What then do our own internal voices do? Such disruptions are very painful. Being in Earth is very tender and fragile. And is terrifying, cruel, violent and heavy, enveloping, all-consuming.

What can we do but forgive and accept uncomplainingly? As trees find branches torn away by sudden gusts and do not even sigh. This is life “in Earth”.

For many months I have been with all of this, the pain and the joy.

A few miles away from where I live, soldiers are training. The land is wild, craggy, bleak. Its grand, wide openness is captivating. But one false step – and whoosh you’ll be pulled in and …

There is a spot there marked by stones said to be, and to honour, the feminine and where women have come for hundreds of years – perhaps they hold still inside them the knowing and honouring of the deep intimate interbeing of humans and Earth. Maybe they are barely conscious of what they are doing when they visit – what brings them is a sense of loss perhaps, the need for reconnection and the keeping of local custom. Who knows?

The soldiers march through, seemingly oblivious to this Life they stomp all over, and then rest amongst the stones and eat. I watch from a distance until the troops pass, their traces echoing in the ground. They are no doubt training for the military campaign in Afghanistan. It made sense of the strange feelings I had had, the desperate need to tear away from this area, this firing line.
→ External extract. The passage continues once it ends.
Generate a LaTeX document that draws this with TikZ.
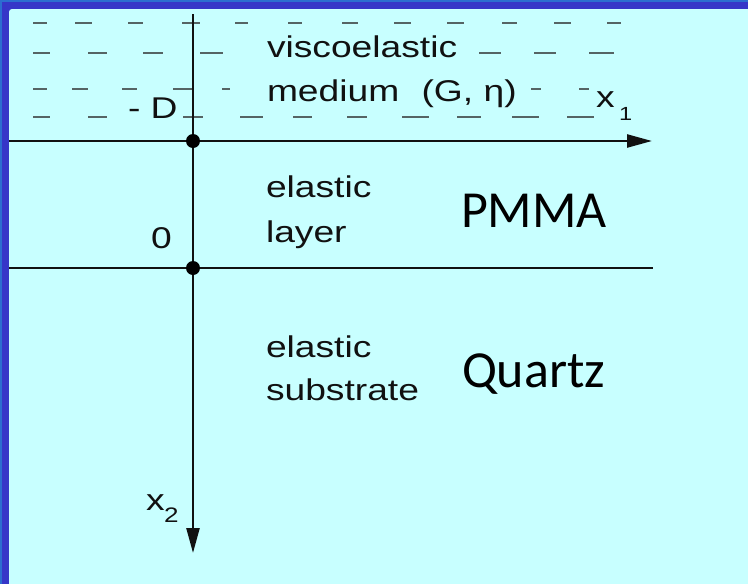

Yet in mind and somewhere else it made no sense. Yes it is dark, it is damp … and yet so beautiful. It is hard to leave.

So I just held these tensions. Like a fighting between left and right arm, a disconnection between mind and body, the mind going after what it will and the heart buried underneath it all. Eventually I could do nothing other than pray. Accept. This is how it is. I am deeply connected through the Earth to both places which are fighting each other – as indeed we all are. And then some peace came.

The pain is in the earth here. Here in the UK – it may be more obvious in the other countries far away, but it is one Earth just as the body knows the pain in the elbow and knee equally, and where it all started is never quite clear. If the fighting in South Asia can somehow be linked to eruptions in the land there, cannot the preparations for warfare here and all the past battles affect the land here in the UK? And cannot in turn the hurt in the land affect us, and our suffering,  the land?

Holders of this earth-sensing and wisdom around the globe are increasingly depressed and in distress as they become traumatised by this unacknowledged in-earthness of us all, often totally unaware of this aspect of Life – that so much of what we pathologise within individuals, see as their projections onto the outer, and then try to heal within them as individuals alone, is in all of us. Is in Earth. It is her suffering. Her deep, dark depression. It is one.